Every teacher seems to have had a 'hard core' strand of followers, on a monkly type of maybe fast path, while the laiety were immersed in the requirements or natural features of external life, which required a certain adaptation to the basic requirements of 'belonging'.

There's no great mystery at all to this.

Thus, non-ashramites might feel rather guilty about their predilections for 'outside' temptations, such as a bit of drink, possibly dope, sex (it's seemingly impossible in any human activity to exclude the latter, with all its subsequent ramifications of fidelity/non fidelity, desire and so on). The marrieds are probably also susceptible to the latter.

The fast-track inmates possibly buoy themselves with the idea that their abstemiousness will pay dividends.

The laiety tell themselves that, while they feel a bit inferior, they possibly encapsulate the everyday humanity of the teachings.

Interestingly, the teacher will probably say things to encourage both parties, or which can be construed as an understanding of both situations. There is thus always a sense of reasonable equality of followers.

Thus, it was quite possible too for a reasonable piss- or dope-head with a greatly loving and meditational nature to be well-respected as a non-conventional yet highly respected person because of qualities of soul and humanity.

Cults are never totally hermetic structures. They are by their nature also subject to comparison with followers of other previous ‘supreme’ masters.

This was consequently true also of DLM/EV.

The 70s were a period in which these various factors were very volatile and had possibly dreadful repercussions for many.

I escaped this in the late 70s by meeting a very decent woman who smoked, drank, was extremely human, yet was refused K by Anne whateverhernamewas because she still smoked the odd tab.

When I saw Maharaji at Rome 1977, I saw what I thought was a superlatively beautiful loving power vibrantly emanating through him.

I came home and adopted the age-old Christian values (street-level-wise), combined with my free conscience, and found it fitted very nicely with Maharajism.

And yes, I used to talk freely in the evening satsang seat about the need for absolute personal conscience, tell people to be absolutely individual, and to believe and act according to our personal nature.

I think that in the long run certain teachers are somehow still channels for a good and natural power, yet if they themselves fall into great materialistic temptations, they fuck up their followers.

The trick seems to be to realise that there is always a great power of soul inside. This manifests, e.g. at Wembley, which I visited recently.

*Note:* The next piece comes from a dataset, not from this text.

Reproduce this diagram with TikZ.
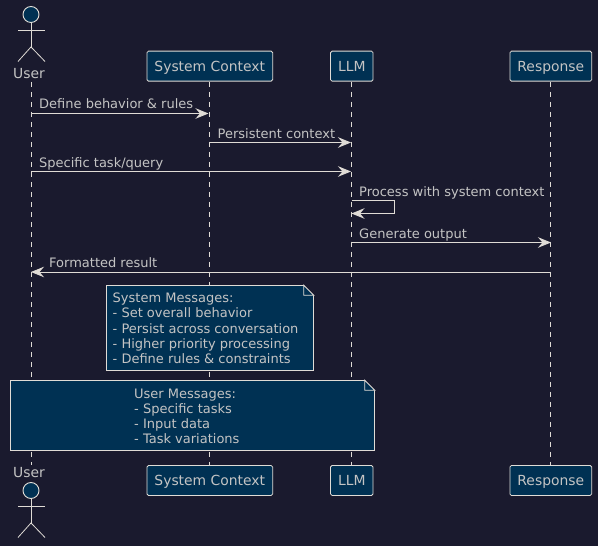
\documentclass[tikz,border=0pt]{standalone}
\usepackage{fontspec}
\setmainfont{DejaVu Sans}
\usetikzlibrary{arrows.meta}
\definecolor{bgc}{HTML}{1A1A2E}
\definecolor{boxc}{HTML}{003153}
\definecolor{linec}{HTML}{E0DCD6}
\definecolor{textc}{HTML}{C4C4C4}
\tikzset{
  part/.style={draw=linec,fill=boxc,text=textc,rounded corners=1.5pt,line width=0.8pt,minimum height=30pt,inner xsep=7.5pt,inner ysep=0pt,font=\fontsize{13.9}{15}\selectfont,text height=11pt,text depth=0pt},
  actorlabel/.style={text=textc,inner sep=0pt,font=\fontsize{13.9}{15}\selectfont},
  lifeline/.style={draw=linec,line width=0.8pt,dash pattern=on 5pt off 5pt},
  msg/.style={draw=linec,line width=0.9pt,-{Stealth[length=13pt,width=10.5pt,inset=4.5pt,fill=linec]}},
  msglabel/.style={text=textc,inner sep=0pt,anchor=base west,font=\fontsize{13}{15}\selectfont},
  notebox/.style={draw=linec,fill=boxc,line width=0.9pt,inner sep=0pt,outer sep=0pt,anchor=north west},
  notetext/.style={text=textc,inner sep=0pt,anchor=north west,align=left,font=\fontsize{13}{15.1}\selectfont},
  actorline/.style={draw=linec,line width=0.8pt},
  actorhead/.style={draw=linec,fill=boxc,circle,line width=0.9pt,minimum size=16pt,inner sep=0pt}
}
\newcommand{\stick}[2]{%
  \node[actorhead] (h#1) at (31,#2) {};
  \draw[actorline] (h#1.south) -- ++(0,-24) coordinate (hip#1);
  \draw[actorline] (18,#2-15.5) -- (45,#2-15.5);
  \draw[actorline] (18,#2-47) -- (hip#1) -- (45,#2-47);
}
\newcommand{\fold}[2]{%
  \fill[bgc] (#1,#2+0.5) -- (#1+0.5,#2+0.5) -- (#1+0.5,#2-10) -- (#1,#2-10) -- (#1-10,#2) -- cycle;
  \draw[draw=linec,line width=0.9pt,line join=miter] (#1-10,#2) -- (#1-10,#2-10) -- (#1,#2-10) -- cycle;
}
\begin{document}
\begin{tikzpicture}[x=1pt,y=1pt]
\useasboundingbox[fill=bgc] (0,0) rectangle (598,546);
% top participants (y up: y_tikz = 546 - y_px)
\node[actorlabel] (ut) at (29,472) {User};
\node[part] (st) at (209.8,479.85) {System Context};
\node[part] (lt) at (351.8,479.85) {LLM};
\node[part] (rt) at (550.8,479.85) {Response};
% bottom participants
\node[actorlabel] (ub) at (29,73) {User};
\node[part] (sb) at (209.8,65.5) {System Context};
\node[part] (lb) at (351.8,65.5) {LLM};
\node[part] (rb) at (550.8,65.5) {Response};
% lifelines
\coordinate (utop) at (31,464);
\coordinate (ubot) at (31,81);
\draw[lifeline] (utop) -- (ubot);
\draw[lifeline] (st.south) -- (sb.north);
\draw[lifeline] (lt.south) -- (lb.north);
\draw[lifeline] (rt.south) -- (rb.north);
% actors
\stick{top}{531.5}
\stick{bot}{55.5}
% messages
\coordinate (a1) at (31,432.5); \coordinate (b1) at (208.5,432.5);
\draw[msg] (a1) -- (b1);
\node[msglabel] (m1) at (39,437) {Define behavior \& rules};
\coordinate (a2) at (209.5,403.5); \coordinate (b2) at (351,403.5);
\draw[msg] (a2) -- (b2);
\node[msglabel] (m2) at (217.5,407.5) {Persistent context};
\coordinate (a3) at (31,374.5); \coordinate (b3) at (351,374.5);
\draw[msg] (a3) -- (b3);
\node[msglabel] (m3) at (39,378.5) {Specific task/query};
\coordinate (a4) at (351.5,345.5); \coordinate (c4) at (394.5,345.5); \coordinate (d4) at (394.5,332.5); \coordinate (b4) at (351.5,332.5);
\draw[msg] (a4) -- (c4) -- (d4) -- (b4);
\node[msglabel] (m4) at (359,349.5) {Process with system context};
\coordinate (a5) at (351.5,303.5); \coordinate (b5) at (551,303.5);
\draw[msg] (a5) -- (b5);
\node[msglabel] (m5) at (359,307.5) {Generate output};
\coordinate (a6) at (551,274); \coordinate (b6) at (31,274);
\draw[msg] (a6) -- (b6);
\node[msglabel] (m6) at (49,278.5) {Formatted result};
% notes
\node[notebox,minimum width=207.4pt,minimum height=85pt] (n1) at (106.3,260.7) {};
\fold{313.7}{260.7}
\node[notetext] (t1) at (112.5,253) {System Messages:\\- Set overall behavior\\- Persist across conversation\\- Higher priority processing\\- Define rules \& constraints};
\node[notebox,minimum width=364.4pt,minimum height=70pt] (n2) at (10.3,165.7) {};
\fold{374.7}{165.7}
\node[notetext] (t2) at (134,157) {User Messages:\\- Specific tasks\\- Input data\\- Task variations};
\end{tikzpicture}
\end{document}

Yet, if people don’t understand that the ‘speaker’ or teacher is only a focus for the same, and not some fallible human, they will remain extremely fucked up.

Thus, the requirement is to understand that teachers are always fallible, yet the love and beauty inside is totally natural.

They are possibly good in that they point to a nice point inside in which we can find a very valuable sense of being ourselves, and through which we also hear a quiet and human teaching voice.